__REQUIRED WORK__. Copy out each line that mentions the word "chart".

__DATA LISTING__.
#####

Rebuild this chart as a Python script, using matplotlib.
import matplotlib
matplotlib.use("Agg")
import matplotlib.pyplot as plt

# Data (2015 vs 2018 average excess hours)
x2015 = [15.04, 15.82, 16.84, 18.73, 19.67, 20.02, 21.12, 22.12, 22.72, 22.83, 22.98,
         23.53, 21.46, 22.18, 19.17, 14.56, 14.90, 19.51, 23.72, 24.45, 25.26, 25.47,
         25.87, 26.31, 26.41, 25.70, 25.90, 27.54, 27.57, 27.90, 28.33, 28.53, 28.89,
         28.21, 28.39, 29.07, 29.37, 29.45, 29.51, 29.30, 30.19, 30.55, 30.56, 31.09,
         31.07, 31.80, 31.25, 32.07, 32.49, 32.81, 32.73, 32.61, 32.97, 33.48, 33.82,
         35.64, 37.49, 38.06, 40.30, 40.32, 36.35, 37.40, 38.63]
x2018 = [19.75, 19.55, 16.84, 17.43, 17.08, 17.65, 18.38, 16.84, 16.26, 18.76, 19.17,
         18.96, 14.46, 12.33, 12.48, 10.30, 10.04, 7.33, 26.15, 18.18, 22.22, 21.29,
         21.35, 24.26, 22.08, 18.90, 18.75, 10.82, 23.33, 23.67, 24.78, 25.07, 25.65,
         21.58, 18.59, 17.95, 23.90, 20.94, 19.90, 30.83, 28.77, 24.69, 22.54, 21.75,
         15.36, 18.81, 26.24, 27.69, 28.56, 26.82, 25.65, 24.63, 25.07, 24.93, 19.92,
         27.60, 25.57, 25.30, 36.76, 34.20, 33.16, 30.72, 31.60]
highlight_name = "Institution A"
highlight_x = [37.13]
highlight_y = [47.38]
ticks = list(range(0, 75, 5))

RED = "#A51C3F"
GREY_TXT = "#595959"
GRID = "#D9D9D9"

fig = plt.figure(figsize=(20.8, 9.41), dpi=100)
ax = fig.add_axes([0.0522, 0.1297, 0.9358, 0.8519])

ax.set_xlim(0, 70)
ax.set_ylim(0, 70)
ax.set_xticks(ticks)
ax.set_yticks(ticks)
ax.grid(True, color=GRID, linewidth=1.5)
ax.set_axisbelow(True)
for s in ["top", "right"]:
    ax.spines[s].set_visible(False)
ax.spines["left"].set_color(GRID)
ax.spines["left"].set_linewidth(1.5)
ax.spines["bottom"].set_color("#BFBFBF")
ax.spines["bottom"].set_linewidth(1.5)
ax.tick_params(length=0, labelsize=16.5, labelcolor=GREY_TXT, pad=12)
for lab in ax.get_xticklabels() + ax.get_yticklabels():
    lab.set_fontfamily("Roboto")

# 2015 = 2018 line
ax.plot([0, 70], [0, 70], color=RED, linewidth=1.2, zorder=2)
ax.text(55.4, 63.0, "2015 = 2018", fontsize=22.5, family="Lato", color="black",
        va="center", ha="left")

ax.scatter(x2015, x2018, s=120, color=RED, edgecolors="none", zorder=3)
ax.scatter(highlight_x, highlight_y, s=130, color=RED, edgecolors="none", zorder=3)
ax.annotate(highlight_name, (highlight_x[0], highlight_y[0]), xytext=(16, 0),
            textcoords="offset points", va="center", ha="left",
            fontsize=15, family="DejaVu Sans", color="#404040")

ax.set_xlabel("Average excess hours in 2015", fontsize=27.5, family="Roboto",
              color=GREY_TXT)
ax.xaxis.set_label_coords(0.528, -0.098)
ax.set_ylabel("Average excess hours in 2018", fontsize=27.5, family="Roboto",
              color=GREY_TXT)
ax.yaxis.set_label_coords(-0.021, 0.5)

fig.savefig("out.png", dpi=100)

#####

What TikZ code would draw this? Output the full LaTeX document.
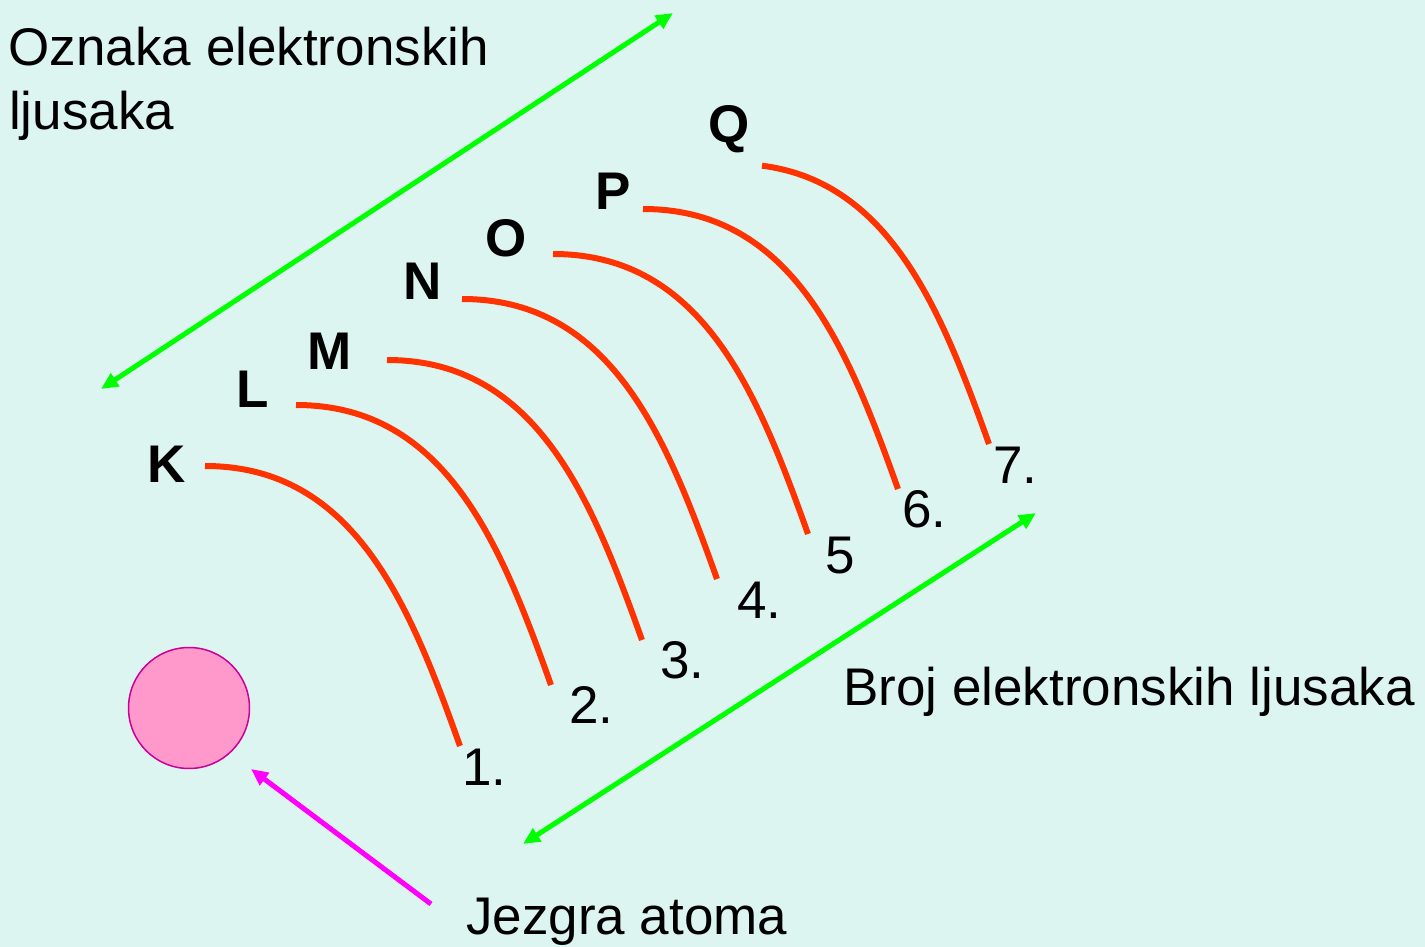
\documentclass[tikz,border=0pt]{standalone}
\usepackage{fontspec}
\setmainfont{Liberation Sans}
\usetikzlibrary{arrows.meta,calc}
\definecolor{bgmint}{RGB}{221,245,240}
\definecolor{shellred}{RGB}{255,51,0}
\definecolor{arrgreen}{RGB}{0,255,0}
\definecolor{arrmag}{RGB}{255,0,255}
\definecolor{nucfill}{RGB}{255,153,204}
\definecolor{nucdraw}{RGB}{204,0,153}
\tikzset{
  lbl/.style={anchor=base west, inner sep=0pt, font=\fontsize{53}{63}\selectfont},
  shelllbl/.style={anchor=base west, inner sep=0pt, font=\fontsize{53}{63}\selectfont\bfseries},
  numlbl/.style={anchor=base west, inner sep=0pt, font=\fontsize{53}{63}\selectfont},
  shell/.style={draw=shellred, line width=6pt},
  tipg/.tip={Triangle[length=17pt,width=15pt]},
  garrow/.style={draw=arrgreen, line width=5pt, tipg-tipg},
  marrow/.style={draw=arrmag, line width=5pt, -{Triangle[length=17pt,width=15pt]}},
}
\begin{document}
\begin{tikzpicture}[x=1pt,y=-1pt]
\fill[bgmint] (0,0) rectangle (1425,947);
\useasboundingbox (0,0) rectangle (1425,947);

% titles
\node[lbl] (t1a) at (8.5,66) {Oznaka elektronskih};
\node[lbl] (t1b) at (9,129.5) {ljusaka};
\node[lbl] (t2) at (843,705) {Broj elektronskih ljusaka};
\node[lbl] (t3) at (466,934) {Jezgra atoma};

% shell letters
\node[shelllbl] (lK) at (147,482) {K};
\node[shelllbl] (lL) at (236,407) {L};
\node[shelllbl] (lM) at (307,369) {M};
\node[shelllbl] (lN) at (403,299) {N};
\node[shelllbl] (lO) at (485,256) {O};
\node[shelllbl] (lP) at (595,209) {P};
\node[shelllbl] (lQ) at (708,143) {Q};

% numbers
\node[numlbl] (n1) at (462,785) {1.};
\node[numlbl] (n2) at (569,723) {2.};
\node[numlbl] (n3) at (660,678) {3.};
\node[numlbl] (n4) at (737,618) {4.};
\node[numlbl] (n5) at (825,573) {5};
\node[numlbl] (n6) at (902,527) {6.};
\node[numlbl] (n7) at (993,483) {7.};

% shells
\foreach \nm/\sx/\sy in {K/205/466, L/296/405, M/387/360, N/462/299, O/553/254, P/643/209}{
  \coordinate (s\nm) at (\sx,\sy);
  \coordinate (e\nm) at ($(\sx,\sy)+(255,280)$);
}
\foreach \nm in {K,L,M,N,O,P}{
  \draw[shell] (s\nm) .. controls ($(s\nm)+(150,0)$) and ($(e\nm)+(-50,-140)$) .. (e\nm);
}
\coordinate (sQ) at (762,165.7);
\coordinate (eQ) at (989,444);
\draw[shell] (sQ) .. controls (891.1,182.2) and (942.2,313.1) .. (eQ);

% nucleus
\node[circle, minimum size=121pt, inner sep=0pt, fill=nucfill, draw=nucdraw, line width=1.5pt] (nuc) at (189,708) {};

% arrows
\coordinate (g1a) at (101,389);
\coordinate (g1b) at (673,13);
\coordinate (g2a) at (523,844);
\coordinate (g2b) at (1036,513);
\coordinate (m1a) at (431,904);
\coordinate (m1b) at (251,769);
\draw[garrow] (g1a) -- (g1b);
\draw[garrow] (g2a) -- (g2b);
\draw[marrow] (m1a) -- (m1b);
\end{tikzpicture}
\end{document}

#####

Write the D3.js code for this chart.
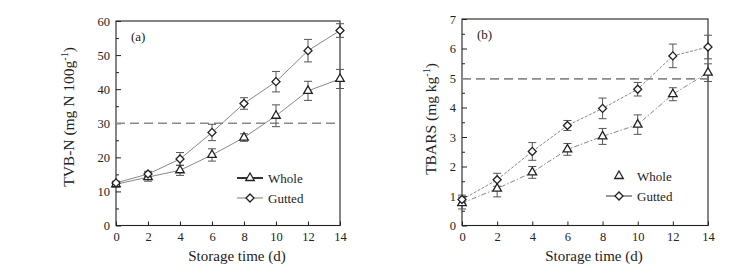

#####

__THE SOLUTION__.
Rebuild this chart as a Python script, using matplotlib.
Write the D3.js code for this chart.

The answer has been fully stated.